» Work to be completed
Pictures do not belong in your copy. Repeat all the other data exactly.

» Material provided
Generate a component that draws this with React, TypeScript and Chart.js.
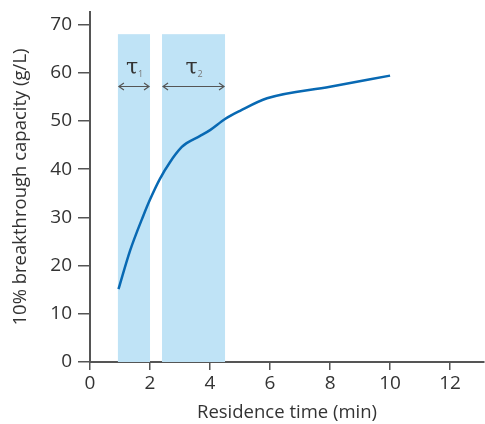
import React, { useEffect, useRef } from "react";
import { Chart, registerables } from "chart.js";

Chart.register(...registerables);

const residenceTime = [0.95, 1.33, 1.78, 2.0, 2.33, 2.67, 3.06, 3.22, 3.67, 4.0, 4.5, 5.0, 5.9, 8.0, 10];
const capacity = [15.1, 23.0, 30.4, 33.7, 38.0, 41.5, 44.6, 45.4, 46.9, 48.1, 50.4, 52.1, 54.7, 57.1, 59.4];
const xTicks = [0, 2, 4, 6, 8, 10, 12];
const yTicks = [0, 10, 20, 30, 40, 50, 60, 70];
const bandStarts = [0.93, 2.4];
const bandEnds = [2.0, 4.5];
const bandTop = 68;
const bandLabels = ["1", "2"];
const arrowValue = 57.3;
const labelValue = 60.7;

const FONT = "'Open Sans', 'DejaVu Sans', sans-serif";

const bandPlugin = {
  id: "bands",
  beforeDatasetsDraw(chart: any) {
    const { ctx, scales } = chart;
    const x = scales.x;
    const y = scales.y;
    ctx.save();
    for (let i = 0; i < bandStarts.length; i++) {
      const x0 = x.getPixelForValue(bandStarts[i]);
      const x1 = x.getPixelForValue(bandEnds[i]);
      const y0 = y.getPixelForValue(bandTop);
      const y1 = y.getPixelForValue(0);
      ctx.fillStyle = "#bfe3f6";
      ctx.fillRect(x0, y0, x1 - x0, y1 - y0);
      const ay = Math.round(y.getPixelForValue(arrowValue)) + 0.5;
      const ax0 = x0 + 1;
      const ax1 = x1 - 1;
      ctx.strokeStyle = "#555";
      ctx.lineWidth = 1.2;
      ctx.beginPath();
      ctx.moveTo(ax0, ay);
      ctx.lineTo(ax1, ay);
      ctx.moveTo(ax0 + 5, ay - 3.5);
      ctx.lineTo(ax0, ay);
      ctx.lineTo(ax0 + 5, ay + 3.5);
      ctx.moveTo(ax1 - 5, ay - 3.5);
      ctx.lineTo(ax1, ay);
      ctx.lineTo(ax1 - 5, ay + 3.5);
      ctx.stroke();
      const cx = (x0 + x1) / 2;
      const ly = y.getPixelForValue(labelValue);
      ctx.fillStyle = "#333";
      ctx.font = `22px 'DejaVu Serif', serif`;
      ctx.textAlign = "center";
      ctx.textBaseline = "alphabetic";
      ctx.fillText("τ", cx - 2, ly + 5);
      ctx.fillStyle = "#777";
      ctx.font = `9px ${FONT}`;
      ctx.textAlign = "left";
      ctx.fillText(bandLabels[i], cx + 4, ly + 8);
    }
    ctx.restore();
  },
};

export default function App() {
  const ref = useRef<HTMLCanvasElement | null>(null);
  useEffect(() => {
    if (!ref.current) return;
    const chart = new Chart(ref.current, {
      type: "line",
      data: {
        datasets: [
          {
            data: residenceTime.map((t, i) => ({ x: t, y: capacity[i] })),
            borderColor: "#0869b3",
            borderWidth: 2.5,
            pointRadius: 0,
            cubicInterpolationMode: "monotone",
            fill: false,
          },
        ],
      },
      options: {
        animation: false,
        responsive: false,
        maintainAspectRatio: false,
        layout: { padding: { top: 12, right: 1, left: 0, bottom: 0 } },
        plugins: { legend: { display: false }, tooltip: { enabled: false } },
        scales: {
          x: {
            type: "linear",
            min: 0,
            max: 13.13,
            afterBuildTicks: (s: any) => {
              s.ticks = xTicks.map((v) => ({ value: v }));
            },
            afterFit: (s: any) => {
              s.height = 62;
              s.paddingLeft = 0;
              s.paddingRight = 0;
            },
            grid: {
              drawOnChartArea: false,
              drawTicks: true,
              tickLength: 8,
              color: "#555",
              lineWidth: 1.5,
            },
            border: { display: true, color: "#555", width: 2 },
            ticks: {
              color: "#333",
              font: { family: FONT, size: 19 },
              padding: 2,
              maxRotation: 0,
            },
            title: {
              display: true,
              text: "Residence time (min)",
              color: "#333",
              font: { family: FONT, size: 18.5 },
              padding: { top: 0, bottom: 0 },
            },
          },
          y: {
            type: "linear",
            min: 0,
            max: 72.6,
            afterBuildTicks: (s: any) => {
              s.ticks = yTicks.map((v) => ({ value: v }));
            },
            afterFit: (s: any) => {
              s.width = 90;
              s.paddingTop = 0;
              s.paddingBottom = 0;
            },
            grid: {
              drawOnChartArea: false,
              drawTicks: true,
              tickLength: 12,
              color: "#555",
              lineWidth: 1.5,
            },
            border: { display: true, color: "#555", width: 2 },
            ticks: {
              color: "#333",
              font: { family: FONT, size: 19 },
              padding: 6,
            },
            title: {
              display: true,
              text: "10% breakthrough capacity (g/L)",
              color: "#333",
              font: { family: FONT, size: 18.5 },
              padding: { top: 10, bottom: 0 },
            },
          },
        },
      },
      plugins: [bandPlugin],
    } as any);
    return () => chart.destroy();
  }, []);
  return (
    <div style={{ position: "fixed", left: 0, top: 0, width: 485, height: 424, background: "#fff" }}>
      <canvas ref={ref} width={485} height={424} style={{ width: 485, height: 424, display: "block" }} />
    </div>
  );
}
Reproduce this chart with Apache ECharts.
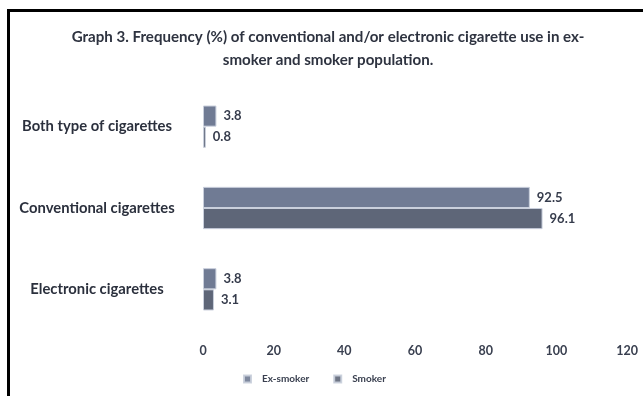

» Task response
Generate a component that draws this with React, TypeScript and Chart.js.
import React, { useEffect, useRef } from "react";
import { Chart, registerables } from "chart.js";

Chart.register(...registerables);

const residenceTime = [0.95, 1.33, 1.78, 2.0, 2.33, 2.67, 3.06, 3.22, 3.67, 4.0, 4.5, 5.0, 5.9, 8.0, 10];
const capacity = [15.1, 23.0, 30.4, 33.7, 38.0, 41.5, 44.6, 45.4, 46.9, 48.1, 50.4, 52.1, 54.7, 57.1, 59.4];
const xTicks = [0, 2, 4, 6, 8, 10, 12];
const yTicks = [0, 10, 20, 30, 40, 50, 60, 70];
const bandStarts = [0.93, 2.4];
const bandEnds = [2.0, 4.5];
const bandTop = 68;
const bandLabels = ["1", "2"];
const arrowValue = 57.3;
const labelValue = 60.7;

const FONT = "'Open Sans', 'DejaVu Sans', sans-serif";

const bandPlugin = {
  id: "bands",
  beforeDatasetsDraw(chart: any) {
    const { ctx, scales } = chart;
    const x = scales.x;
    const y = scales.y;
    ctx.save();
    for (let i = 0; i < bandStarts.length; i++) {
      const x0 = x.getPixelForValue(bandStarts[i]);
      const x1 = x.getPixelForValue(bandEnds[i]);
      const y0 = y.getPixelForValue(bandTop);
      const y1 = y.getPixelForValue(0);
      ctx.fillStyle = "#bfe3f6";
      ctx.fillRect(x0, y0, x1 - x0, y1 - y0);
      const ay = Math.round(y.getPixelForValue(arrowValue)) + 0.5;
      const ax0 = x0 + 1;
      const ax1 = x1 - 1;
      ctx.strokeStyle = "#555";
      ctx.lineWidth = 1.2;
      ctx.beginPath();
      ctx.moveTo(ax0, ay);
      ctx.lineTo(ax1, ay);
      ctx.moveTo(ax0 + 5, ay - 3.5);
      ctx.lineTo(ax0, ay);
      ctx.lineTo(ax0 + 5, ay + 3.5);
      ctx.moveTo(ax1 - 5, ay - 3.5);
      ctx.lineTo(ax1, ay);
      ctx.lineTo(ax1 - 5, ay + 3.5);
      ctx.stroke();
      const cx = (x0 + x1) / 2;
      const ly = y.getPixelForValue(labelValue);
      ctx.fillStyle = "#333";
      ctx.font = `22px 'DejaVu Serif', serif`;
      ctx.textAlign = "center";
      ctx.textBaseline = "alphabetic";
      ctx.fillText("τ", cx - 2, ly + 5);
      ctx.fillStyle = "#777";
      ctx.font = `9px ${FONT}`;
      ctx.textAlign = "left";
      ctx.fillText(bandLabels[i], cx + 4, ly + 8);
    }
    ctx.restore();
  },
};

export default function App() {
  const ref = useRef<HTMLCanvasElement | null>(null);
  useEffect(() => {
    if (!ref.current) return;
    const chart = new Chart(ref.current, {
      type: "line",
      data: {
        datasets: [
          {
            data: residenceTime.map((t, i) => ({ x: t, y: capacity[i] })),
            borderColor: "#0869b3",
            borderWidth: 2.5,
            pointRadius: 0,
            cubicInterpolationMode: "monotone",
            fill: false,
          },
        ],
      },
      options: {
        animation: false,
        responsive: false,
        maintainAspectRatio: false,
        layout: { padding: { top: 12, right: 1, left: 0, bottom: 0 } },
        plugins: { legend: { display: false }, tooltip: { enabled: false } },
        scales: {
          x: {
            type: "linear",
            min: 0,
            max: 13.13,
            afterBuildTicks: (s: any) => {
              s.ticks = xTicks.map((v) => ({ value: v }));
            },
            afterFit: (s: any) => {
              s.height = 62;
              s.paddingLeft = 0;
              s.paddingRight = 0;
            },
            grid: {
              drawOnChartArea: false,
              drawTicks: true,
              tickLength: 8,
              color: "#555",
              lineWidth: 1.5,
            },
            border: { display: true, color: "#555", width: 2 },
            ticks: {
              color: "#333",
              font: { family: FONT, size: 19 },
              padding: 2,
              maxRotation: 0,
            },
            title: {
              display: true,
              text: "Residence time (min)",
              color: "#333",
              font: { family: FONT, size: 18.5 },
              padding: { top: 0, bottom: 0 },
            },
          },
          y: {
            type: "linear",
            min: 0,
            max: 72.6,
            afterBuildTicks: (s: any) => {
              s.ticks = yTicks.map((v) => ({ value: v }));
            },
            afterFit: (s: any) => {
              s.width = 90;
              s.paddingTop = 0;
              s.paddingBottom = 0;
            },
            grid: {
              drawOnChartArea: false,
              drawTicks: true,
              tickLength: 12,
              color: "#555",
              lineWidth: 1.5,
            },
            border: { display: true, color: "#555", width: 2 },
            ticks: {
              color: "#333",
              font: { family: FONT, size: 19 },
              padding: 6,
            },
            title: {
              display: true,
              text: "10% breakthrough capacity (g/L)",
              color: "#333",
              font: { family: FONT, size: 18.5 },
              padding: { top: 10, bottom: 0 },
            },
          },
        },
      },
      plugins: [bandPlugin],
    } as any);
    return () => chart.destroy();
  }, []);
  return (
    <div style={{ position: "fixed", left: 0, top: 0, width: 485, height: 424, background: "#fff" }}>
      <canvas ref={ref} width={485} height={424} style={{ width: 485, height: 424, display: "block" }} />
    </div>
  );
}
Reproduce this chart with Apache ECharts.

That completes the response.